To do => Transcribe the data in full and exactly, omitting any pictures.

===

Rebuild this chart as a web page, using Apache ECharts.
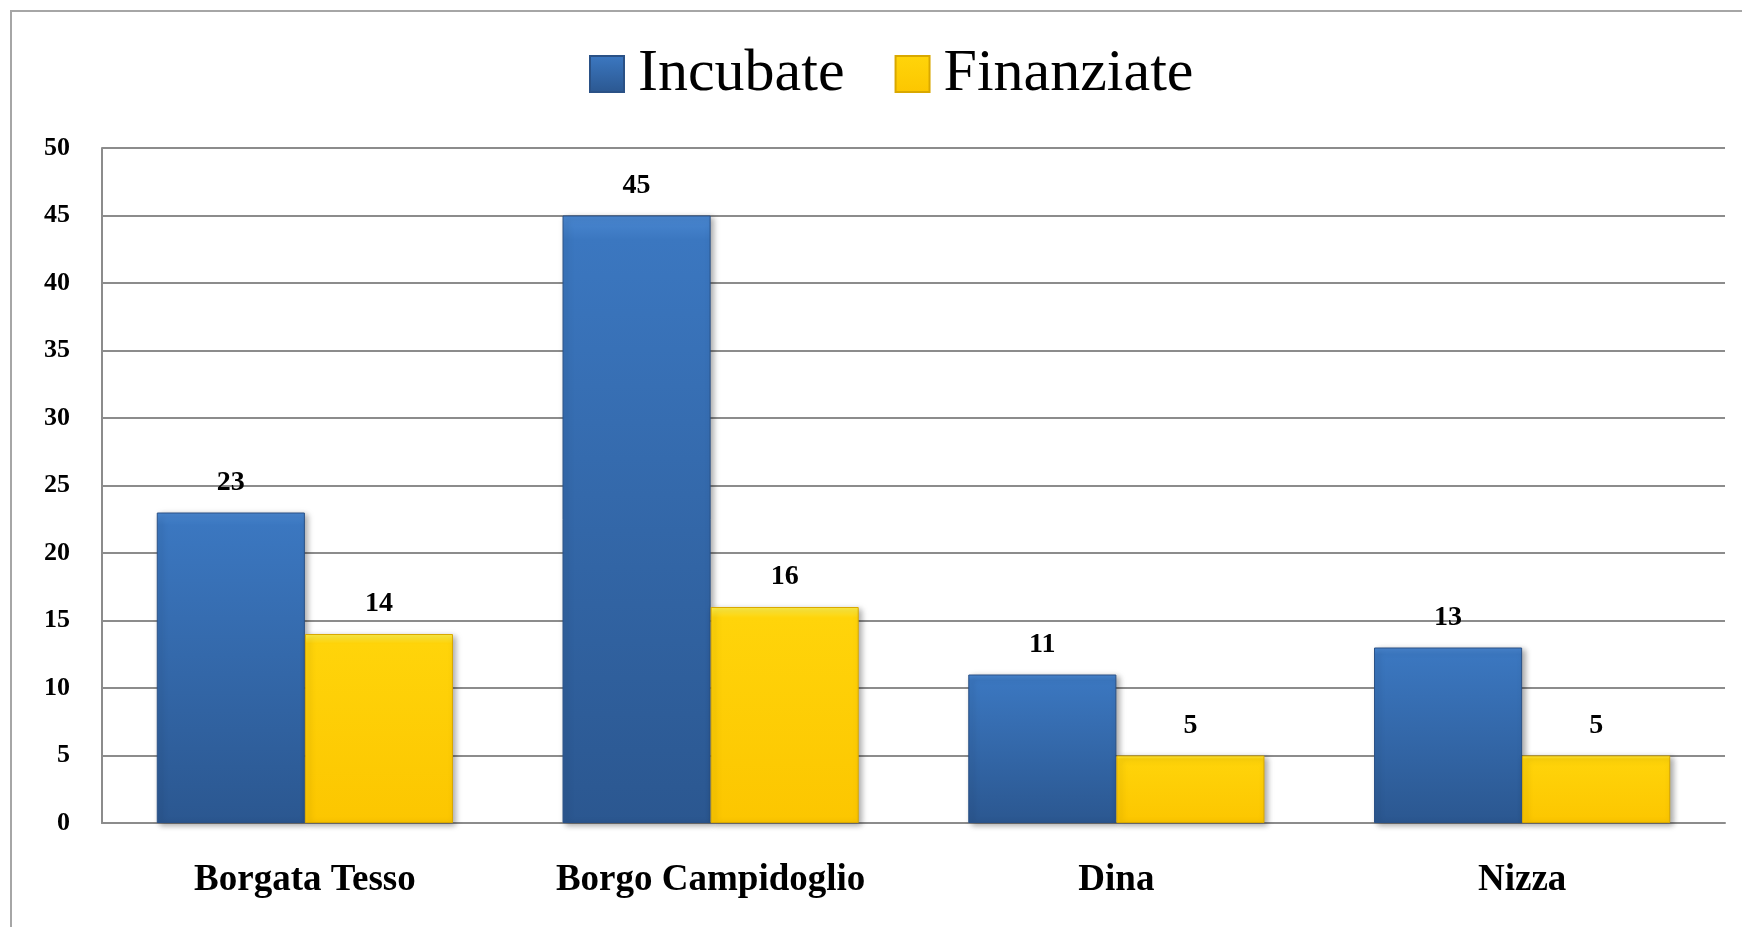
<!DOCTYPE html>
<html>
<head>
<meta charset="utf-8">
<title>Incubate / Finanziate</title>
<script src="https://cdn.jsdelivr.net/npm/echarts@6/dist/echarts.min.js"></script>
<style>
html, body { margin: 0; padding: 0; background: #fff; }
#chart { width: 1742px; height: 927px; }
</style>
</head>
<body>
<div id="chart"></div>
<script>
// dati
const quartieri = ["Borgata Tesso", "Borgo Campidoglio", "Dina", "Nizza"]
const incubate = [23, 45, 11, 13]
const finanziate = [14, 16, 5, 5]
const yTicks = [0, 50, 5] // min, max, passo

const serif = "'Liberation Serif', 'DejaVu Serif', serif"

let myChart = echarts.init(document.getElementById("chart"))
myChart.setOption({
  animation: false,
  graphic: [
    {
      type: "rect",
      shape: { x: 11, y: 11, width: 1800, height: 1000 },
      style: { fill: "none", stroke: "#a6a6a6", lineWidth: 2 }
    }
  ],
  grid: {
    left: 102,
    right: 17,
    top: 148,
    bottom: 104
  },
  legend: {
    left: 584,
    top: 39,
    itemWidth: 34,
    itemHeight: 36,
    itemGap: 50,
    icon: "rect",
    textStyle: {
      fontFamily: serif,
      fontSize: 60,
      lineHeight: 60,
      color: "#000",
      padding: [0, 0, 0, 9]
    }
  },
  xAxis: {
    type: "category",
    data: quartieri,
    axisTick: { show: false },
    axisLine: {
      lineStyle: { color: "#8c8c8c", width: 2 }
    },
    axisLabel: {
      margin: 39,
      fontFamily: serif,
      fontSize: 37,
      fontWeight: "bold",
      color: "#000"
    }
  },
  yAxis: {
    type: "value",
    min: yTicks[0],
    max: yTicks[1],
    interval: yTicks[2],
    axisLine: {
      show: true,
      lineStyle: { color: "#8c8c8c", width: 2 }
    },
    axisTick: { show: false },
    splitLine: {
      lineStyle: { color: "#8c8c8c", width: 2 }
    },
    axisLabel: {
      margin: 32,
      fontFamily: serif,
      fontSize: 26,
      fontWeight: "bold",
      color: "#000"
    }
  },
  series: [
    {
      name: "Incubate",
      type: "bar",
      data: incubate,
      barGap: "0%",
      barCategoryGap: "27%",
      itemStyle: {
        color: new echarts.graphic.LinearGradient(0, 0, 0, 1, [
          { offset: 0, color: "#4a88d2" },
          { offset: 0.04, color: "#3b77c0" },
          { offset: 1, color: "#2b5790" }
        ]),
        borderColor: "#2a5186",
        borderWidth: 1,
        shadowColor: "rgba(0,0,0,0.35)",
        shadowBlur: 6,
        shadowOffsetX: 3,
        shadowOffsetY: 2
      },
      label: {
        show: true,
        position: "top",
        distance: 16,
        fontFamily: serif,
        fontSize: 28,
        fontWeight: "bold",
        color: "#000"
      }
    },
    {
      name: "Finanziate",
      type: "bar",
      data: finanziate,
      barGap: "0%",
      barCategoryGap: "27%",
      itemStyle: {
        color: new echarts.graphic.LinearGradient(0, 0, 0, 1, [
          { offset: 0, color: "#fff04a" },
          { offset: 0.05, color: "#ffd40a" },
          { offset: 1, color: "#fcc600" }
        ]),
        borderColor: "#d9a800",
        borderWidth: 1,
        shadowColor: "rgba(0,0,0,0.35)",
        shadowBlur: 6,
        shadowOffsetX: 3,
        shadowOffsetY: 2
      },
      label: {
        show: true,
        position: "top",
        distance: 16,
        fontFamily: serif,
        fontSize: 28,
        fontWeight: "bold",
        color: "#000"
      }
    }
  ]
})
</script>
</body>
</html>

===

Finished answer =>
Rebuild this chart as a web page, using Apache ECharts.
<!DOCTYPE html>
<html>
<head>
<meta charset="utf-8">
<title>Incubate / Finanziate</title>
<script src="https://cdn.jsdelivr.net/npm/echarts@6/dist/echarts.min.js"></script>
<style>
html, body { margin: 0; padding: 0; background: #fff; }
#chart { width: 1742px; height: 927px; }
</style>
</head>
<body>
<div id="chart"></div>
<script>
// dati
const quartieri = ["Borgata Tesso", "Borgo Campidoglio", "Dina", "Nizza"]
const incubate = [23, 45, 11, 13]
const finanziate = [14, 16, 5, 5]
const yTicks = [0, 50, 5] // min, max, passo

const serif = "'Liberation Serif', 'DejaVu Serif', serif"

let myChart = echarts.init(document.getElementById("chart"))
myChart.setOption({
  animation: false,
  graphic: [
    {
      type: "rect",
      shape: { x: 11, y: 11, width: 1800, height: 1000 },
      style: { fill: "none", stroke: "#a6a6a6", lineWidth: 2 }
    }
  ],
  grid: {
    left: 102,
    right: 17,
    top: 148,
    bottom: 104
  },
  legend: {
    left: 584,
    top: 39,
    itemWidth: 34,
    itemHeight: 36,
    itemGap: 50,
    icon: "rect",
    textStyle: {
      fontFamily: serif,
      fontSize: 60,
      lineHeight: 60,
      color: "#000",
      padding: [0, 0, 0, 9]
    }
  },
  xAxis: {
    type: "category",
    data: quartieri,
    axisTick: { show: false },
    axisLine: {
      lineStyle: { color: "#8c8c8c", width: 2 }
    },
    axisLabel: {
      margin: 39,
      fontFamily: serif,
      fontSize: 37,
      fontWeight: "bold",
      color: "#000"
    }
  },
  yAxis: {
    type: "value",
    min: yTicks[0],
    max: yTicks[1],
    interval: yTicks[2],
    axisLine: {
      show: true,
      lineStyle: { color: "#8c8c8c", width: 2 }
    },
    axisTick: { show: false },
    splitLine: {
      lineStyle: { color: "#8c8c8c", width: 2 }
    },
    axisLabel: {
      margin: 32,
      fontFamily: serif,
      fontSize: 26,
      fontWeight: "bold",
      color: "#000"
    }
  },
  series: [
    {
      name: "Incubate",
      type: "bar",
      data: incubate,
      barGap: "0%",
      barCategoryGap: "27%",
      itemStyle: {
        color: new echarts.graphic.LinearGradient(0, 0, 0, 1, [
          { offset: 0, color: "#4a88d2" },
          { offset: 0.04, color: "#3b77c0" },
          { offset: 1, color: "#2b5790" }
        ]),
        borderColor: "#2a5186",
        borderWidth: 1,
        shadowColor: "rgba(0,0,0,0.35)",
        shadowBlur: 6,
        shadowOffsetX: 3,
        shadowOffsetY: 2
      },
      label: {
        show: true,
        position: "top",
        distance: 16,
        fontFamily: serif,
        fontSize: 28,
        fontWeight: "bold",
        color: "#000"
      }
    },
    {
      name: "Finanziate",
      type: "bar",
      data: finanziate,
      barGap: "0%",
      barCategoryGap: "27%",
      itemStyle: {
        color: new echarts.graphic.LinearGradient(0, 0, 0, 1, [
          { offset: 0, color: "#fff04a" },
          { offset: 0.05, color: "#ffd40a" },
          { offset: 1, color: "#fcc600" }
        ]),
        borderColor: "#d9a800",
        borderWidth: 1,
        shadowColor: "rgba(0,0,0,0.35)",
        shadowBlur: 6,
        shadowOffsetX: 3,
        shadowOffsetY: 2
      },
      label: {
        show: true,
        position: "top",
        distance: 16,
        fontFamily: serif,
        fontSize: 28,
        fontWeight: "bold",
        color: "#000"
      }
    }
  ]
})
</script>
</body>
</html>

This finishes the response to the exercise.